Si l’Etat mauricien garantit les épargnants après des faux pas des banques pour éviter un phénomène de panique et d’effondrement, est-ce que ce n’est pas finalement le contribuable qui est amené à payer l’ardoise ?
On a créé une société qui regroupe tous les actifs qui restent du groupe BAI et on a pris l’engagement de rembourser tout le monde mais en prélevant 15 à 20% sur le capital parce que finalement ils ont pris des risques énormes. On espère être arrivé au bout du tunnel avec la BAI.
 
Est-ce un sacré coup porté à l’image de Maurice auprès des investisseurs ?

L’agence Moody’s a dit que c’est incroyable à quel point cette volonté de nettoyage donne confiance à l’investisseur.
 
C’est la réactivité de l’économie mauricienne qui est saluée ?

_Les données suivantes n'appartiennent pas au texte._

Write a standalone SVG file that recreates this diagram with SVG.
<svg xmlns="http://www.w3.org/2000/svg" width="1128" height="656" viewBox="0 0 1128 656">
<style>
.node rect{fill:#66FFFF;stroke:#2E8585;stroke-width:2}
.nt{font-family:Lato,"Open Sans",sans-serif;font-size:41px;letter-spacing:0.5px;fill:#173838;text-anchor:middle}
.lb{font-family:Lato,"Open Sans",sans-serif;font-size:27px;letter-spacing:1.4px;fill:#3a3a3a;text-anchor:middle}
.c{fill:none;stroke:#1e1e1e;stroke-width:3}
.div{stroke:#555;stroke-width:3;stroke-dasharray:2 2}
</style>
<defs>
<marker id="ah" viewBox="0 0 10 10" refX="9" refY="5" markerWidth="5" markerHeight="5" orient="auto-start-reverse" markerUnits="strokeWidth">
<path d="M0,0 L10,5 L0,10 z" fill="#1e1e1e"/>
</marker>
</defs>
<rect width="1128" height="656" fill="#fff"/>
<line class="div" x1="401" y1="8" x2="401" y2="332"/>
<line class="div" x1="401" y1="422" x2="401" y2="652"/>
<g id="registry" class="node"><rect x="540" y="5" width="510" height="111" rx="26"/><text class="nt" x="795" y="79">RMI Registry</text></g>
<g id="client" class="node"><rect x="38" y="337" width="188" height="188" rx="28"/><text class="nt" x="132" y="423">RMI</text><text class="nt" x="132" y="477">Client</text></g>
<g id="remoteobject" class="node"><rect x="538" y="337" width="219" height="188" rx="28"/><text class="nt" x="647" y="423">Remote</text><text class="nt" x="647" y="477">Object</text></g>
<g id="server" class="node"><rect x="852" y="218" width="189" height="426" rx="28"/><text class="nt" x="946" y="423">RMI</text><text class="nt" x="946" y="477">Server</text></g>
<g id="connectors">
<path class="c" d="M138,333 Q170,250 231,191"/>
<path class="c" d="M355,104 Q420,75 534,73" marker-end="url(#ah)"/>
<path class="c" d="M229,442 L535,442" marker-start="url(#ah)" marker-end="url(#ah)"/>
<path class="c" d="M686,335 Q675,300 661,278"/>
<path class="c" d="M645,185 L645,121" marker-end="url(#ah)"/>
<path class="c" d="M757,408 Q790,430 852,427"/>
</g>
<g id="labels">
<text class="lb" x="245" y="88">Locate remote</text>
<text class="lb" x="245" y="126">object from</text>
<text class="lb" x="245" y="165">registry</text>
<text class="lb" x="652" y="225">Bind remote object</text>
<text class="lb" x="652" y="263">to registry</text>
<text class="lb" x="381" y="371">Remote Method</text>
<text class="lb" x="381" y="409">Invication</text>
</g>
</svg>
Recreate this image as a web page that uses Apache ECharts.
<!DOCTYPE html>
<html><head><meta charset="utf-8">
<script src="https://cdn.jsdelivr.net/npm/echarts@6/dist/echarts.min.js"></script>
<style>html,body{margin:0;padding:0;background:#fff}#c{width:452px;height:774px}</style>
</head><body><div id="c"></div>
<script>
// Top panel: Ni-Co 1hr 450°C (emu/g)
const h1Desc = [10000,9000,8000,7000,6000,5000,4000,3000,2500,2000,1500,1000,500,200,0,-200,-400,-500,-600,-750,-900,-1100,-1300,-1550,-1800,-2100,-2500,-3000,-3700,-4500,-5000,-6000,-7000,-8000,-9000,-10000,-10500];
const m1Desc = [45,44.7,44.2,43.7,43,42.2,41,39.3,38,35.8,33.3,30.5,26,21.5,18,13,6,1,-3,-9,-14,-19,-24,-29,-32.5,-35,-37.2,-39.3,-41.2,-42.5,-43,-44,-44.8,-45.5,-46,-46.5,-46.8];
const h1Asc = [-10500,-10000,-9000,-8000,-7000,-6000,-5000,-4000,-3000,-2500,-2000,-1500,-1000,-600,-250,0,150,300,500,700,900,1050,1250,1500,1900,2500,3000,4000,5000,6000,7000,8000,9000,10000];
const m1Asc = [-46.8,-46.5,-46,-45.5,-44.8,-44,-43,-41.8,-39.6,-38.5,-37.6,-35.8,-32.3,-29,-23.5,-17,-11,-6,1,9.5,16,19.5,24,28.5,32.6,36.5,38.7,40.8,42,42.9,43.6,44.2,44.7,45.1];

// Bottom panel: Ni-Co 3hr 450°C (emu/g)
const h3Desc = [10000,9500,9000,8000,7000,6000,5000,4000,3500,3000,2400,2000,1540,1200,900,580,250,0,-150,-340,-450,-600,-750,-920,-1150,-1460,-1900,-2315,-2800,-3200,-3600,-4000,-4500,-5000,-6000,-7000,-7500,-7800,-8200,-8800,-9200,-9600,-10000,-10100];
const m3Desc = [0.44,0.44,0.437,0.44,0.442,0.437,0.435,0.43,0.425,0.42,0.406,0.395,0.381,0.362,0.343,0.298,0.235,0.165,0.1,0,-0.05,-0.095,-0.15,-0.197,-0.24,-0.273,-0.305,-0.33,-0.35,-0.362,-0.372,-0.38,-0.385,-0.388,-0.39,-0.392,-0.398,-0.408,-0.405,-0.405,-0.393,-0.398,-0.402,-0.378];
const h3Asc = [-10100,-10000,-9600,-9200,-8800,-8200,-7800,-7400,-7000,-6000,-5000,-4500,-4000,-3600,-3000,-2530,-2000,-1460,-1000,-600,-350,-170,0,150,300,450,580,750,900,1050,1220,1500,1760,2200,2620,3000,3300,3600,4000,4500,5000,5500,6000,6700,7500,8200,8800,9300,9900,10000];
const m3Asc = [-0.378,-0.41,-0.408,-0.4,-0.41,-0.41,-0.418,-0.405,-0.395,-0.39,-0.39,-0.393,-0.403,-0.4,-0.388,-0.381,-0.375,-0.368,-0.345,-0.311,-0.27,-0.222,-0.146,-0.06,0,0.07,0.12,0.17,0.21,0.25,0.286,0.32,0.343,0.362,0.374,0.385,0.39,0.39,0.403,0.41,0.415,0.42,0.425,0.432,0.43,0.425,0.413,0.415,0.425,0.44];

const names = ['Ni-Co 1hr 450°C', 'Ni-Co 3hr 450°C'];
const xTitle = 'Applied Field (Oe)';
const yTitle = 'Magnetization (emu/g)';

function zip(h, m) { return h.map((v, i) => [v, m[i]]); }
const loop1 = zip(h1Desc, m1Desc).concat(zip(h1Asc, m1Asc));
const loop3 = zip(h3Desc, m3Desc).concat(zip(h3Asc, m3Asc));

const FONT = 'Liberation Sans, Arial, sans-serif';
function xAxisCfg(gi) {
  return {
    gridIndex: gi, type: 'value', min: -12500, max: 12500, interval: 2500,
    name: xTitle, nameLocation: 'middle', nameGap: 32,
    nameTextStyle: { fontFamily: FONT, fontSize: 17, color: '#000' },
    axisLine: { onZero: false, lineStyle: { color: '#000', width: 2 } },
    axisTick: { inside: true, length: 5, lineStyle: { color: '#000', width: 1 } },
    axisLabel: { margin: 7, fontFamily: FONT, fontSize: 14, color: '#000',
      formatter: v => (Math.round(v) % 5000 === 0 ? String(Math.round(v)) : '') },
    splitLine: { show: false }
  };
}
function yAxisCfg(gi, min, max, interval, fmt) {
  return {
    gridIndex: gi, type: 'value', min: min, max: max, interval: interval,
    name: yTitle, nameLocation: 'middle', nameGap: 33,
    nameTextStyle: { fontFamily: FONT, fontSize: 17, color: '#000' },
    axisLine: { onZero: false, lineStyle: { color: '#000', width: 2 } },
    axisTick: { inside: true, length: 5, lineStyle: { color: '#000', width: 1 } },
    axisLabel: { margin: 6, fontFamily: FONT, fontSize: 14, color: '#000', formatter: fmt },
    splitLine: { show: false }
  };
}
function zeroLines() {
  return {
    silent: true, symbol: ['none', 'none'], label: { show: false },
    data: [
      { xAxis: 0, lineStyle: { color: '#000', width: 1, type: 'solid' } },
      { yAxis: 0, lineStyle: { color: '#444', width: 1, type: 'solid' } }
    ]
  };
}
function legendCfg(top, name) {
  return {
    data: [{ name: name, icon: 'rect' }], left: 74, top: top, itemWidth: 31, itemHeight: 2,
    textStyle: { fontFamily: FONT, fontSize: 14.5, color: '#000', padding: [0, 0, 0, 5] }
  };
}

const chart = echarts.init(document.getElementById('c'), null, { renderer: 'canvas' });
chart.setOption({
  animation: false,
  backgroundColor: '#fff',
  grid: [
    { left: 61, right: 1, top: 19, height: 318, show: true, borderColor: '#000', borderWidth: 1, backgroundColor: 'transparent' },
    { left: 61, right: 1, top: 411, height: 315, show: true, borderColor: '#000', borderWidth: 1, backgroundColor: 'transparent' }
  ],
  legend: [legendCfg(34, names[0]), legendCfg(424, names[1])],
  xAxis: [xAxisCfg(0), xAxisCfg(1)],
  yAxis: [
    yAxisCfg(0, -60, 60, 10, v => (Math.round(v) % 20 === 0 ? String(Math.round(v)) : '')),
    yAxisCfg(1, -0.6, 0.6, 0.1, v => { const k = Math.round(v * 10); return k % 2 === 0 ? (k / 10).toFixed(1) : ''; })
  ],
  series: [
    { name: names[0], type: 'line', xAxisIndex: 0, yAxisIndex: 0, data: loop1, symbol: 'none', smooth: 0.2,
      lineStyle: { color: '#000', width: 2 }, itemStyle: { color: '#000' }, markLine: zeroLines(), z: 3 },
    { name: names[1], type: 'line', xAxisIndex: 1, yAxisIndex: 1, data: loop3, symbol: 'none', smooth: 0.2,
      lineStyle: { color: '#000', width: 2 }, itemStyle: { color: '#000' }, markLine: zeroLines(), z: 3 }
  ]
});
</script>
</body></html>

Ça prouve la capacité de réactivité du gouvernement. A Maurice, on n’arrive pas à comprendre qu’on est en train de déclencher une nouvelle révolution. Ce qui va se passer dans les cinq ans qui viennent : le pays sera transformé en profondeur. Pas seulement avec les capitaux étrangers mais parce que le pays même change. Un banquier étranger me disait il y a quelques jours : à la vitesse où on va, dans trois ans l’île Maurice ne va plus regarder en arrière. C’est joli cette phrase. Il y aura des problèmes évidemment. Une crise économique mondiale est inévitable. Il ne faut pas vendre du rêve, c’est pourquoi l’aspect régional va prendre beaucoup plus d’importance dans les temps qui viennent.